Foi nesse período que surgiram as primeiras biografias conhecidas de mulheres indígenas do Brasil, filhas dos caciques aliados, chamadas pelos portugueses de "Princesas", como Maria do Espírito Santo Arco Verde, de Pernambuco, Catarina Paraguassu, da Bahia, e Bartira, filha do cacique Tibiriçá, de São Paulo
O primeiro e principal desses núcleos é o paulista, assentado muito precocemente na costa, talvez até antes da chegada de Cabral. Centrava ao redor de João Ramalho, que mais tarde, após ter filhos e uniões com várias mulheres nativas, se casou na Igreja com Bartira pelo Padre Manuel da Nóbrega.
Da união de mais de 40 anos, tiveram nove filhos juntos, e dessa união descendem inúmeras das mais tradicionais famílias paulistas atuais.
Gilberto Freyre, em Casa-Grande & Senzala, considerou o elemento indígena como importante formador da identidade social brasileira, principalmente nos primeiros séculos de contato com os europeus, atribuindo um papel essencial às "cunhãs", as mulheres nativas:
"Para a formidável tarefa de colonizar uma extensão como o Brasil, teve Portugal de valer-se no século XVI do resto de homens que lhe deixara a aventura da Índia. E não seria com esse sobejo de gente, quase toda miúda, em grande parte plebeia, além do mais, moçárabe, isto é, com a consciência de raça ainda mais fraca que nos portugueses fidalgos ou nos do norte, que se estabeleceria na América um domínio português exclusivamente branco ou rigorosamente europeu. A transigência com o elemento nativo se impunha à política colonial portuguesa: as circunstâncias facilitaram-na. A luxúria dos indivíduos, soltos sem família, no meio da indiada nua, vinha servir a poderosas razões do Estado no sentido de rápido povoamento mestiço da nova terra.
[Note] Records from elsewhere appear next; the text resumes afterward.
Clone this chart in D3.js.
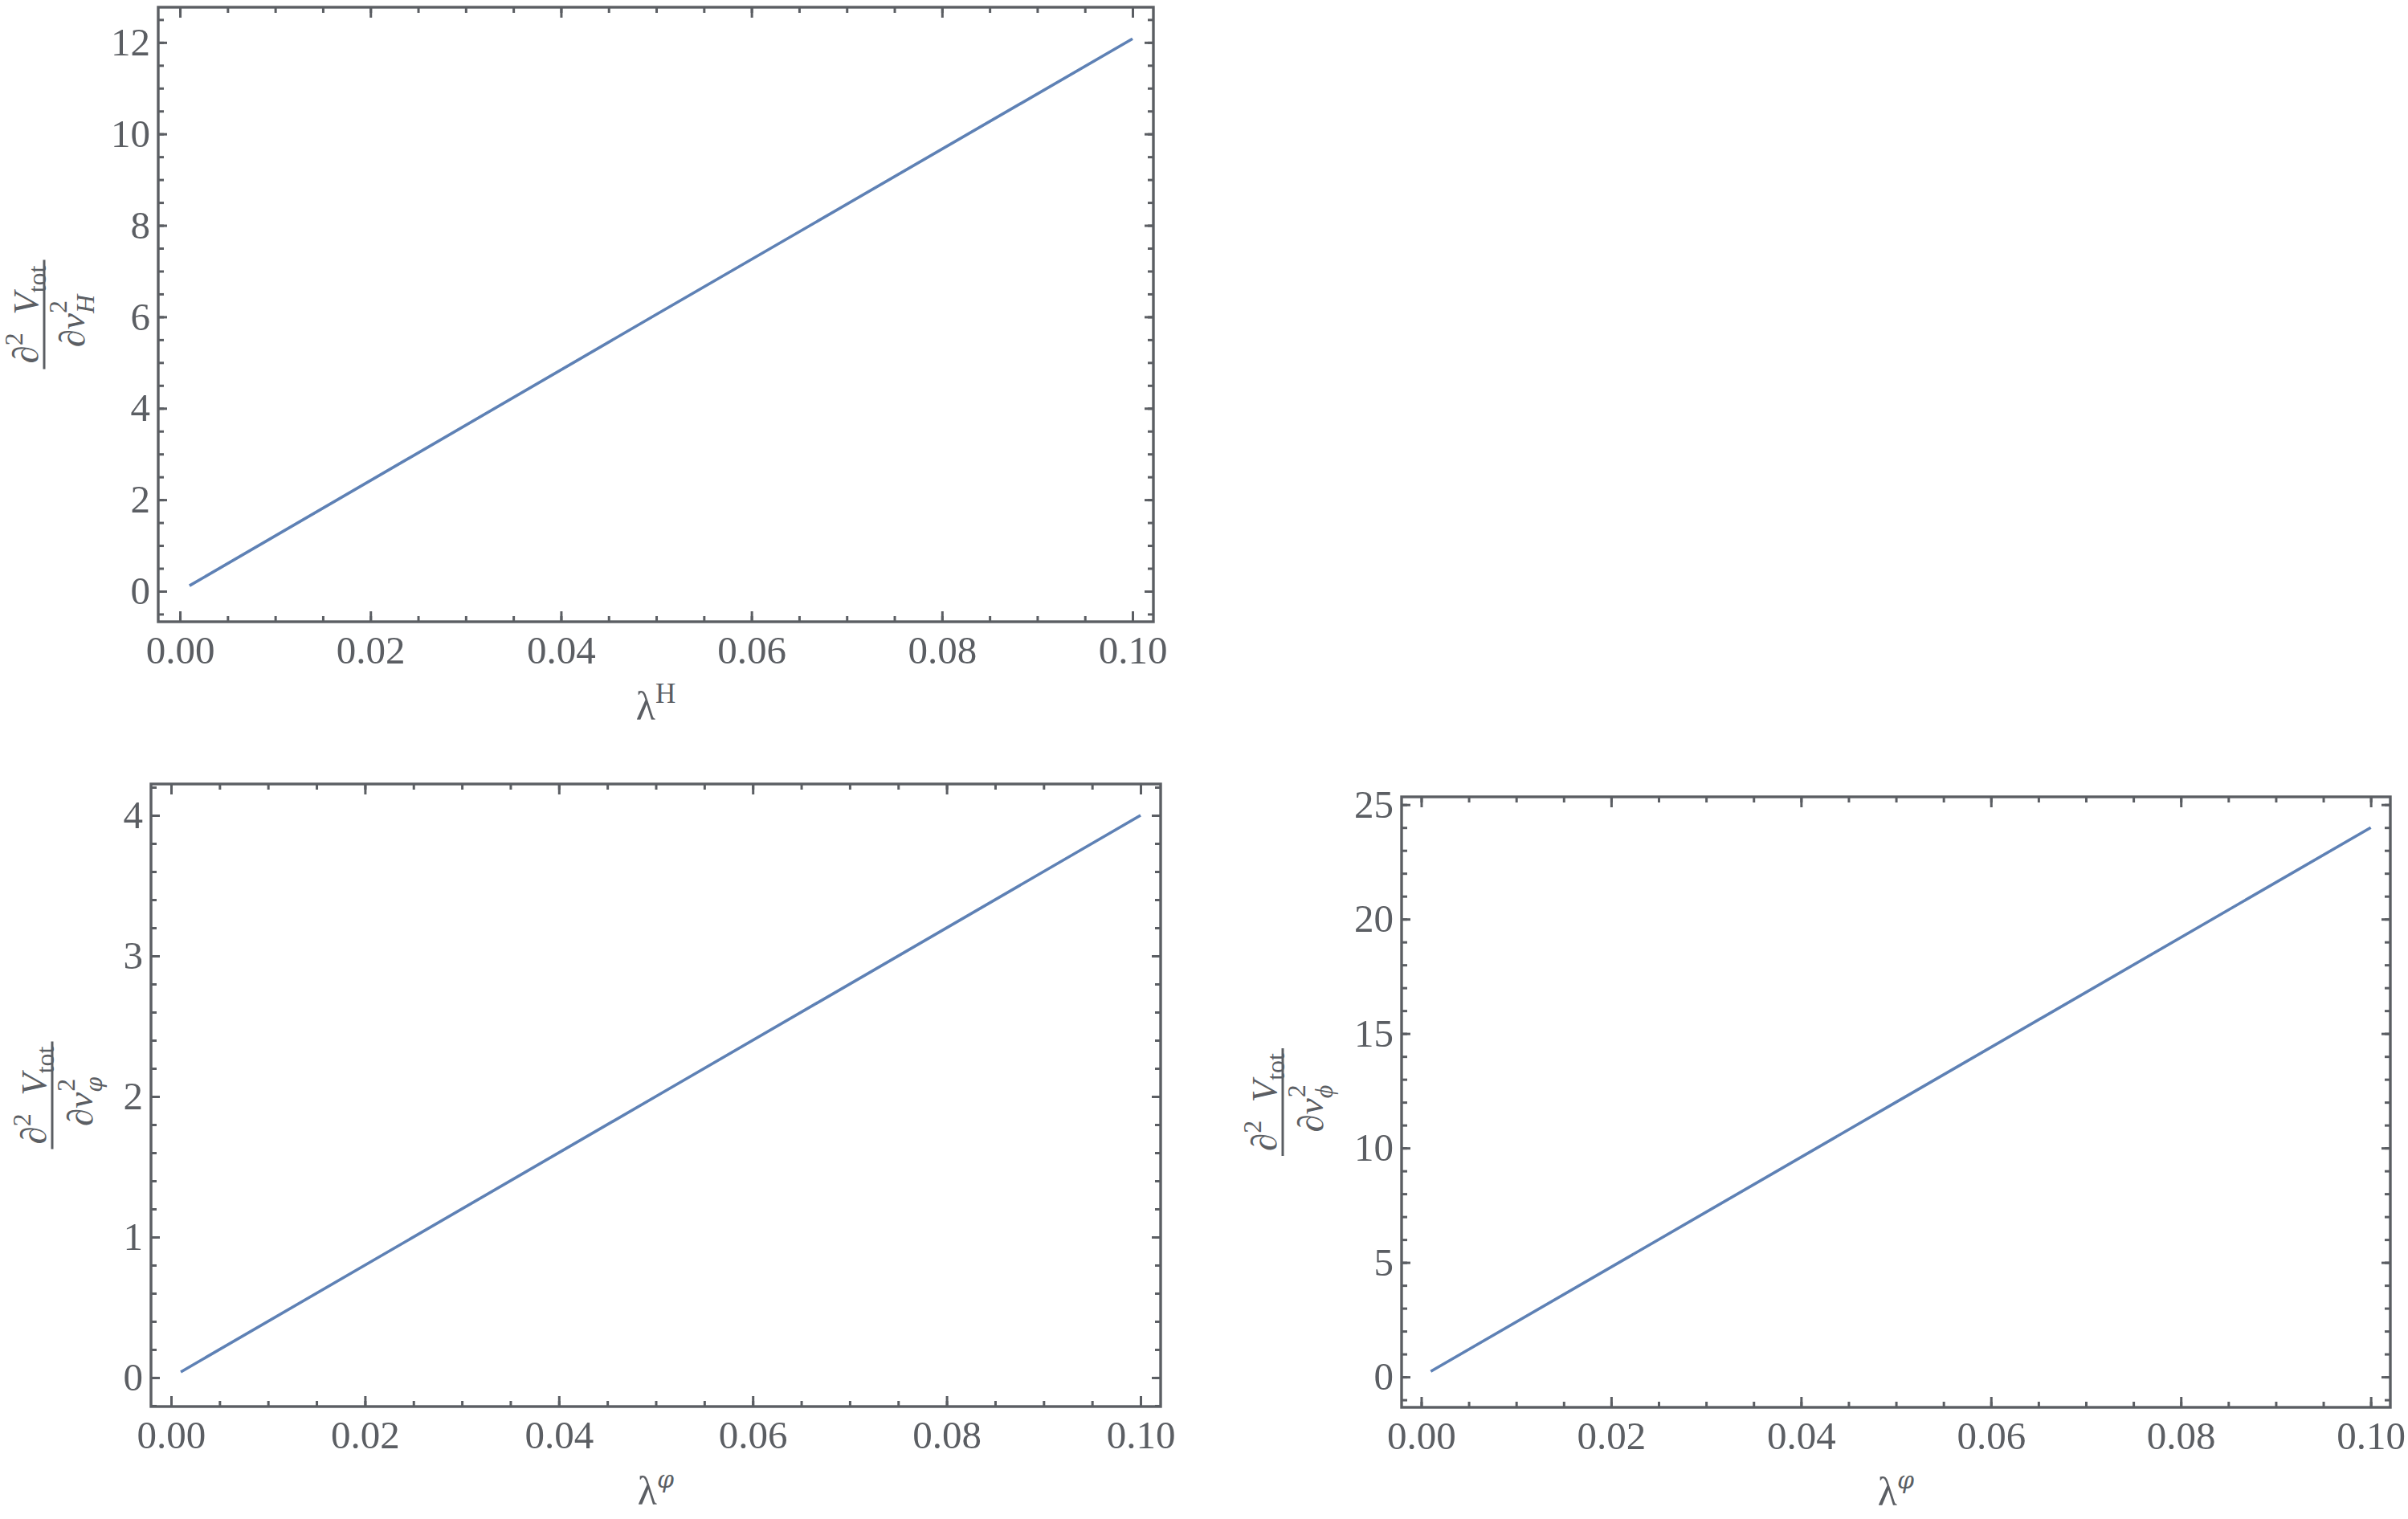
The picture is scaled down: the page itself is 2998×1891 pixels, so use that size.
<!DOCTYPE html>
<html>
  <head>
    <meta charset="utf-8">
    <title>second derivatives of V_tot</title>
    <script src="https://d3js.org/d3.v7.min.js"></script>
    <style>
      body { margin: 0; background: #fff; }
      svg, text { font-family: "Liberation Serif", serif; }
      text { fill: #5b5e63; }
    </style>
  </head>
  <body>
    <div id="vis"></div>
    <script>
    // values
    let lambdaH = [0.001, 0.05, 0.1];
    let d2V_H = [0.12, 6.05, 12.08];

    let lambdaPhi = [0.001, 0.05, 0.1];
    let d2V_varphi = [0.04, 2.0, 4.0];
    let d2V_phi = [0.24, 12.0, 24.0];

    let xTicks = [0, 0.02, 0.04, 0.06, 0.08, 0.10];
    let yTicksH = [0, 2, 4, 6, 8, 10, 12];
    let yTicksVarphi = [0, 1, 2, 3, 4];
    let yTicksPhi = [0, 5, 10, 15, 20, 25];

    const gray = "#5b5e63", blue = "#5e81b5";
    const serif = "'Liberation Serif', serif";
    const curly = "'DejaVu Serif', serif"; // has the loopy φ
    const w = 2998, h = 1891;

    let svg = d3.select("#vis").append("svg")
                .attr("width", w)
                .attr("height", h)
                .attr("font-family", serif);

    function minors(lo, hi, step) {
      let out = [];
      let n = Math.round((hi - lo) / step);
      for (let i = 0; i <= n; i++) out.push(+(lo + i * step).toFixed(6));
      return out;
    }

    // tspan for an index letter; the loopy phi comes from DejaVu
    function indexSpan(sel, letter, size, italic) {
      let t = sel.append("tspan").style("font-size", size + "px")
                 .style("font-style", italic ? "italic" : "normal");
      if (letter === "φ") t.style("font-family", curly).style("font-size", Math.round(size * 0.85) + "px");
      return t.text(letter);
    }

    function panel(p) {
      let x = d3.scaleLinear().domain(p.xDom).range([p.left, p.right]);
      let y = d3.scaleLinear().domain(p.yDom).range([p.bottom, p.top]);
      let g = svg.append("g");

      let xMinor = minors(0, 0.1, 0.005);
      let yMinor = minors(p.yMinor[0], p.yMinor[1], p.yMinor[2]);

      function styleAxis(sel) {
        sel.attr("font-family", serif);
        sel.select(".domain").remove();
        sel.selectAll("line").attr("stroke", gray).attr("stroke-width", 3);
        sel.selectAll("text").attr("fill", gray)
           .style("font-family", serif).style("font-size", "49px");
      }

      // bottom
      g.append("g").attr("transform", "translate(0," + p.bottom + ")")
        .call(d3.axisBottom(x).tickValues(xMinor).tickSize(-7).tickFormat(""))
        .call(styleAxis);
      g.append("g").attr("transform", "translate(0," + p.bottom + ")")
        .call(d3.axisBottom(x).tickValues(xTicks).tickSize(-13).tickPadding(17)
              .tickFormat(d3.format(".2f")))
        .call(styleAxis);
      // top
      g.append("g").attr("transform", "translate(0," + p.top + ")")
        .call(d3.axisTop(x).tickValues(xMinor).tickSize(-7).tickFormat(""))
        .call(styleAxis);
      g.append("g").attr("transform", "translate(0," + p.top + ")")
        .call(d3.axisTop(x).tickValues(xTicks).tickSize(-13).tickFormat(""))
        .call(styleAxis);
      // left
      g.append("g").attr("transform", "translate(" + p.left + ",0)")
        .call(d3.axisLeft(y).tickValues(yMinor).tickSize(-7).tickFormat(""))
        .call(styleAxis);
      g.append("g").attr("transform", "translate(" + p.left + ",0)")
        .call(d3.axisLeft(y).tickValues(p.yTicks).tickSize(-11).tickPadding(10)
              .tickFormat(d3.format("d")))
        .call(styleAxis);
      // right
      g.append("g").attr("transform", "translate(" + p.right + ",0)")
        .call(d3.axisRight(y).tickValues(yMinor).tickSize(-7).tickFormat(""))
        .call(styleAxis);
      g.append("g").attr("transform", "translate(" + p.right + ",0)")
        .call(d3.axisRight(y).tickValues(p.yTicks).tickSize(-11).tickFormat(""))
        .call(styleAxis);

      // frame
      g.append("rect")
        .attr("x", p.left).attr("y", p.top)
        .attr("width", p.right - p.left).attr("height", p.bottom - p.top)
        .attr("fill", "none").attr("stroke", gray).attr("stroke-width", 3.4);

      // the curve
      let line = d3.line().x(d => x(d[0])).y(d => y(d[1]));
      g.append("path")
        .datum(d3.zip(p.xs, p.ys))
        .attr("d", line)
        .attr("fill", "none")
        .attr("stroke", blue)
        .attr("stroke-width", 3.6);

      // x label: lambda with superscript
      let xl = g.append("text")
        .attr("x", (p.left + p.right) / 2)
        .attr("y", p.bottom + 122)
        .attr("text-anchor", "middle")
        .style("font-size", "50px");
      xl.append("tspan").text("λ");
      indexSpan(xl, p.xSup, 35, p.xSup !== "H").attr("dy", -21);

      // y label: rotated fraction
      let cy = (p.top + p.bottom) / 2;
      let yl = g.append("g").attr("transform", "translate(" + p.labelX + "," + cy + ") rotate(-90)");
      let num = yl.append("text").attr("x", 0).attr("y", -8)
        .attr("text-anchor", "middle").style("font-size", "45px");
      num.append("tspan").style("font-style", "italic").text("∂");
      num.append("tspan").attr("dy", -19).style("font-size", "32px").text("2");
      num.append("tspan").attr("dy", 19).text("\u2002");
      num.append("tspan").style("font-style", "italic").text("V");
      num.append("tspan").attr("dy", 10).style("font-size", "32px").text("tot");

      yl.append("line")
        .attr("x1", -p.barHalf).attr("x2", p.barHalf).attr("y1", 0).attr("y2", 0)
        .attr("stroke", gray).attr("stroke-width", 3);

      let den = yl.append("text").attr("x", -8).attr("y", 50)
        .attr("text-anchor", "middle").style("font-size", "45px");
      den.append("tspan").style("font-style", "italic").text("∂");
      den.append("tspan").style("font-style", "italic").text("v");
      indexSpan(den, p.sub, 32, true).attr("dy", 12);
      // superscript 2 stacked over the index
      let subBox = den.node().lastChild.getBBox();
      yl.append("text")
        .attr("x", subBox.x + 1).attr("y", 28)
        .style("font-size", "32px").text("2");
    }

    panel({
      left: 197, right: 1436, top: 9, bottom: 774,
      xDom: [-0.00228, 0.10219], yDom: [-0.668, 12.77],
      yTicks: yTicksH, yMinor: [-0.5, 12.5, 0.5],
      xs: lambdaH, ys: d2V_H,
      xSup: "H", sub: "H", labelX: 55, barHalf: 68
    });
    panel({
      left: 188, right: 1445, top: 976, bottom: 1751,
      xDom: [-0.00207, 0.10207], yDom: [-0.206, 4.223],
      yTicks: yTicksVarphi, yMinor: [-0.2, 4.2, 0.2],
      xs: lambdaPhi, ys: d2V_varphi,
      xSup: "φ", sub: "φ", labelX: 65, barHalf: 67
    });
    panel({
      left: 1745, right: 2976, top: 992, bottom: 1752,
      xDom: [-0.00207, 0.10206], yDom: [-1.33, 25.34],
      yTicks: yTicksPhi, yMinor: [-1, 25, 1],
      xs: lambdaPhi, ys: d2V_phi,
      xSup: "φ", sub: "ϕ", labelX: 1597, barHalf: 67
    });
    </script>
  </body>
</html>
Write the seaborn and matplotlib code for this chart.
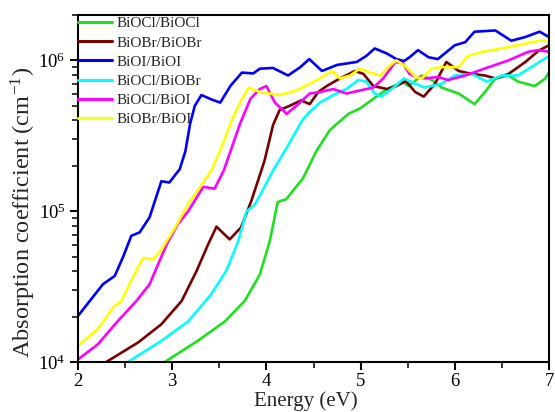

E o certo é que sobre a mulher gentia fundou-se e desenvolveu-se através dos séculos XVI e XVII o grosso da sociedade colonial, em um largo e profundo mestiçamento, que a interferência dos padres da Companhia de Jesus salvou de resolver-se todo em libertinagem para em grande parte regularizar-se em casamento cristão"
Eram chamadas de temirecô igualmente as mulheres que se uniam (amancebavam) aos portugueses.
Para Varnhagen, os índios não desapareceram em virtude de “verdadeiro e cruel extermínio”, mas por “cruzamentos sucessivos”.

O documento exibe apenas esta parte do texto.